Data provided:

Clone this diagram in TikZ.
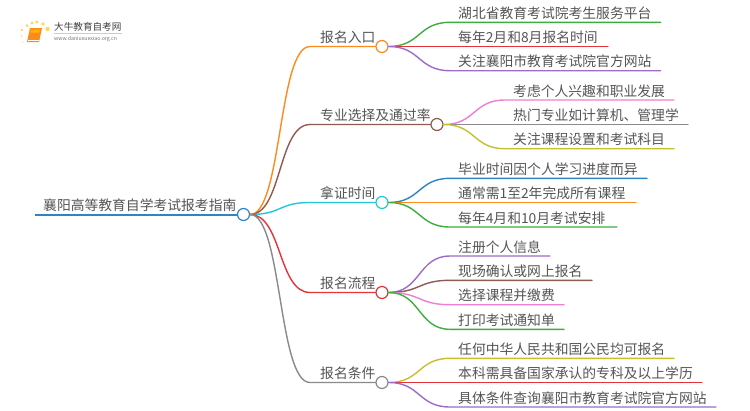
\documentclass[tikz,border=0pt]{standalone}
\usepackage{fontspec}
\setmainfont{Noto Sans CJK SC}
\usepackage{xcolor}
\definecolor{cOrange}{HTML}{FF8A1C}
\definecolor{cBrown}{HTML}{8F5A50}
\definecolor{cCyan}{HTML}{22C7DA}
\definecolor{cRed}{HTML}{E4343A}
\definecolor{cGray}{HTML}{8A8A8A}
\definecolor{cGreen}{HTML}{3DAE3D}
\definecolor{cPurple}{HTML}{9D6CC9}
\definecolor{cPink}{HTML}{EC80D2}
\definecolor{cOlive}{HTML}{C6BF30}
\definecolor{cBlue}{HTML}{2F84C6}
\definecolor{cText}{HTML}{555555}
\tikzset{
	lbl/.style={anchor=base west, inner sep=0pt, yshift=-1.2pt, text=cText, font=\fontsize{13.8}{16}\selectfont},
	hub/.style={draw, circle, fill=white, line width=1.2pt, minimum size=12pt, inner sep=0pt},
	link/.style={line width=1.4pt},
	branch/.style={link, line cap=round},
}
\begin{document}
\begin{tikzpicture}[x=1pt, y=-1pt]
	\useasboundingbox (0,0) rectangle (750,410);
	\fill[white] (0,0) rectangle (750,410);

	\fill[cOrange!55] (22,30) circle (1.2);
	\fill[cOrange!50!yellow!70] (27,25.5) circle (1.5);
	\fill[cOrange!50!yellow!70] (32,23) circle (1.6);
	\fill[cOrange!50!yellow!70] (37,22) circle (1.7);
	\fill[cOrange!50!yellow!70] (43,24) circle (1.9);
	\fill[cOrange!50!yellow!70] (47.5,29) circle (2.2);
	\fill[cOrange!35] (21.5,36) circle (1);
	\fill[cOrange!25] (23,42) circle (0.9);
	\fill[cOrange] (30,28) -- (42,28) -- (39,42) -- (27,42) -- cycle;
	\fill[orange!60!yellow] (31,29.5) -- (40,29.5) -- (39.4,32.5) -- (30.4,32.5) -- cycle;
	\draw[white, line width=.5pt] (28,40) -- (39,40);
	\node (logo) [anchor=base west, inner sep=0pt, text=black!75, font=\fontsize{9.6}{11}\selectfont] at (54,30.5) {大牛教育自考网};
	\draw[black!20, line width=.4pt] (54,33.5) -- (122,33.5);
	\node (url) [anchor=base west, inner sep=0pt, text=black!55, font=\fontsize{5.2}{6}\selectfont] at (54,40.5) {www.daniuxuexiao.org.cn};

	\coordinate (r0) at (35,214.5);
	\node (r) [hub, draw=cBlue] at (243.5,214.5) {};

	\coordinate (s1) at (310,46.5);
	\coordinate (s2) at (310,124.5);
	\coordinate (s3) at (310,202.5);
	\coordinate (s4) at (310,292.5);
	\coordinate (s5) at (310,382.5);
	\node (b1) [hub, draw=cOrange] at (382,46.5) {};
	\node (b2) [hub, draw=cBrown] at (437,124.5) {};
	\node (b3) [hub, draw=cCyan] at (382,202.5) {};
	\node (b4) [hub, draw=cRed] at (382,292.5) {};
	\node (b5) [hub, draw=cGray] at (382,382.5) {};

	\coordinate (a1s) at (450,22.3);
	\coordinate (a1e) at (660.5,22.3);
	\coordinate (a2s) at (450,46.5);
	\coordinate (a2e) at (608,46.5);
	\coordinate (a3s) at (450,70.7);
	\coordinate (a3e) at (660.5,70.7);
	\coordinate (c1s) at (505,100);
	\coordinate (c1e) at (674,100);
	\coordinate (c2s) at (505,124.5);
	\coordinate (c2e) at (688,124.5);
	\coordinate (c3s) at (505,148.7);
	\coordinate (c3e) at (674,148.7);
	\coordinate (d1s) at (450,178.3);
	\coordinate (d1e) at (647,178.3);
	\coordinate (d2s) at (450,202.5);
	\coordinate (d2e) at (636,202.5);
	\coordinate (d3s) at (450,227);
	\coordinate (d3e) at (617,227);
	\coordinate (e1s) at (450,256);
	\coordinate (e1e) at (550,256);
	\coordinate (e2s) at (450,280.3);
	\coordinate (e2e) at (592,280.3);
	\coordinate (e3s) at (450,304.7);
	\coordinate (e3e) at (564,304.7);
	\coordinate (e4s) at (450,329.3);
	\coordinate (e4e) at (564,329.3);
	\coordinate (f1s) at (450,358.3);
	\coordinate (f1e) at (674,358.3);
	\coordinate (f2s) at (450,382.5);
	\coordinate (f2e) at (702,382.5);
	\coordinate (f3s) at (450,407);
	\coordinate (f3e) at (716,407);

	\draw[branch, cOrange] (r.east) .. controls +(32,0) and +(-32,0) .. (s1) -- (b1);
	\draw[branch, cBrown] (r.east) .. controls +(32,0) and +(-32,0) .. (s2) -- (b2);
	\draw[branch, cCyan] (r.east) .. controls +(32,0) and +(-32,0) .. (s3) -- (b3);
	\draw[branch, cRed] (r.east) .. controls +(32,0) and +(-32,0) .. (s4) -- (b4);
	\draw[branch, cGray] (r.east) .. controls +(32,0) and +(-32,0) .. (s5) -- (b5);
	\draw[line width=2pt, cBlue] (r0) -- (r);

	\draw[branch, cGreen] (b1.east) .. controls +(32,0) and +(-32,0) .. (a1s) -- (a1e);
	\draw[branch, cRed] (b1.east) -- (a2s) -- (a2e);
	\draw[branch, cPurple] (b1.east) .. controls +(32,0) and +(-32,0) .. (a3s) -- (a3e);
	\draw[branch, cPink] (b2.east) .. controls +(32,0) and +(-32,0) .. (c1s) -- (c1e);
	\draw[branch, cGray] (b2.east) -- (c2s) -- (c2e);
	\draw[branch, cOlive] (b2.east) .. controls +(32,0) and +(-32,0) .. (c3s) -- (c3e);
	\draw[branch, cBlue] (b3.east) .. controls +(32,0) and +(-32,0) .. (d1s) -- (d1e);
	\draw[branch, cOrange] (b3.east) -- (d2s) -- (d2e);
	\draw[branch, cGreen] (b3.east) .. controls +(32,0) and +(-32,0) .. (d3s) -- (d3e);
	\draw[branch, cPurple] (b4.east) .. controls +(32,0) and +(-32,0) .. (e1s) -- (e1e);
	\draw[branch, cBrown] (b4.east) .. controls +(32,0) and +(-32,0) .. (e2s) -- (e2e);
	\draw[branch, cPink] (b4.east) .. controls +(32,0) and +(-32,0) .. (e3s) -- (e3e);
	\draw[branch, cGreen] (b4.east) .. controls +(32,0) and +(-32,0) .. (e4s) -- (e4e);
	\draw[branch, cOlive] (b5.east) .. controls +(32,0) and +(-32,0) .. (f1s) -- (f1e);
	\draw[branch, cRed] (b5.east) -- (f2s) -- (f2e);
	\draw[branch, cPurple] (b5.east) .. controls +(32,0) and +(-32,0) .. (f3s) -- (f3e);

	\node (root) [lbl] at (43,209) {襄阳高等教育自学考试报考指南};
	\node (t1) [lbl] at (320,41) {报名入口};
	\node (t2) [lbl] at (320,119) {专业选择及通过率};
	\node (t3) [lbl] at (320,197) {拿证时间};
	\node (t4) [lbl] at (320,287) {报名流程};
	\node (t5) [lbl] at (320,377) {报名条件};

	\node (a1) [lbl] at (458,17) {湖北省教育考试院考生服务平台};
	\node (a2) [lbl] at (458,41) {每年2月和8月报名时间};
	\node (a3) [lbl] at (458,65.5) {关注襄阳市教育考试院官方网站};
	\node (c1) [lbl] at (513,95) {考虑个人兴趣和职业发展};
	\node (c2) [lbl] at (513,119) {热门专业如计算机、管理学};
	\node (c3) [lbl] at (513,143.5) {关注课程设置和考试科目};
	\node (d1) [lbl] at (458,173) {毕业时间因个人学习进度而异};
	\node (d2) [lbl] at (458,197) {通常需1至2年完成所有课程};
	\node (d3) [lbl] at (458,222) {每年4月和10月考试安排};
	\node (e1) [lbl] at (458,251) {注册个人信息};
	\node (e2) [lbl] at (458,275) {现场确认或网上报名};
	\node (e3) [lbl] at (458,299.5) {选择课程并缴费};
	\node (e4) [lbl] at (458,324) {打印考试通知单};
	\node (f1) [lbl] at (458,353) {任何中华人民共和国公民均可报名};
	\node (f2) [lbl] at (458,377) {本科需具备国家承认的专科及以上学历};
	\node (f3) [lbl] at (458,402) {具体条件查询襄阳市教育考试院官方网站};
\end{tikzpicture}
\end{document}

To be done: Take the material above from its first line through the line holding "(b5) [hub, draw=cGray]" and set it down exactly, without the pictures.

Written response:
Clone this diagram in TikZ.
\documentclass[tikz,border=0pt]{standalone}
\usepackage{fontspec}
\setmainfont{Noto Sans CJK SC}
\usepackage{xcolor}
\definecolor{cOrange}{HTML}{FF8A1C}
\definecolor{cBrown}{HTML}{8F5A50}
\definecolor{cCyan}{HTML}{22C7DA}
\definecolor{cRed}{HTML}{E4343A}
\definecolor{cGray}{HTML}{8A8A8A}
\definecolor{cGreen}{HTML}{3DAE3D}
\definecolor{cPurple}{HTML}{9D6CC9}
\definecolor{cPink}{HTML}{EC80D2}
\definecolor{cOlive}{HTML}{C6BF30}
\definecolor{cBlue}{HTML}{2F84C6}
\definecolor{cText}{HTML}{555555}
\tikzset{
	lbl/.style={anchor=base west, inner sep=0pt, yshift=-1.2pt, text=cText, font=\fontsize{13.8}{16}\selectfont},
	hub/.style={draw, circle, fill=white, line width=1.2pt, minimum size=12pt, inner sep=0pt},
	link/.style={line width=1.4pt},
	branch/.style={link, line cap=round},
}
\begin{document}
\begin{tikzpicture}[x=1pt, y=-1pt]
	\useasboundingbox (0,0) rectangle (750,410);
	\fill[white] (0,0) rectangle (750,410);

	\fill[cOrange!55] (22,30) circle (1.2);
	\fill[cOrange!50!yellow!70] (27,25.5) circle (1.5);
	\fill[cOrange!50!yellow!70] (32,23) circle (1.6);
	\fill[cOrange!50!yellow!70] (37,22) circle (1.7);
	\fill[cOrange!50!yellow!70] (43,24) circle (1.9);
	\fill[cOrange!50!yellow!70] (47.5,29) circle (2.2);
	\fill[cOrange!35] (21.5,36) circle (1);
	\fill[cOrange!25] (23,42) circle (0.9);
	\fill[cOrange] (30,28) -- (42,28) -- (39,42) -- (27,42) -- cycle;
	\fill[orange!60!yellow] (31,29.5) -- (40,29.5) -- (39.4,32.5) -- (30.4,32.5) -- cycle;
	\draw[white, line width=.5pt] (28,40) -- (39,40);
	\node (logo) [anchor=base west, inner sep=0pt, text=black!75, font=\fontsize{9.6}{11}\selectfont] at (54,30.5) {大牛教育自考网};
	\draw[black!20, line width=.4pt] (54,33.5) -- (122,33.5);
	\node (url) [anchor=base west, inner sep=0pt, text=black!55, font=\fontsize{5.2}{6}\selectfont] at (54,40.5) {www.daniuxuexiao.org.cn};

	\coordinate (r0) at (35,214.5);
	\node (r) [hub, draw=cBlue] at (243.5,214.5) {};

	\coordinate (s1) at (310,46.5);
	\coordinate (s2) at (310,124.5);
	\coordinate (s3) at (310,202.5);
	\coordinate (s4) at (310,292.5);
	\coordinate (s5) at (310,382.5);
	\node (b1) [hub, draw=cOrange] at (382,46.5) {};
	\node (b2) [hub, draw=cBrown] at (437,124.5) {};
	\node (b3) [hub, draw=cCyan] at (382,202.5) {};
	\node (b4) [hub, draw=cRed] at (382,292.5) {};
	\node (b5) [hub, draw=cGray] at (382,382.5) {};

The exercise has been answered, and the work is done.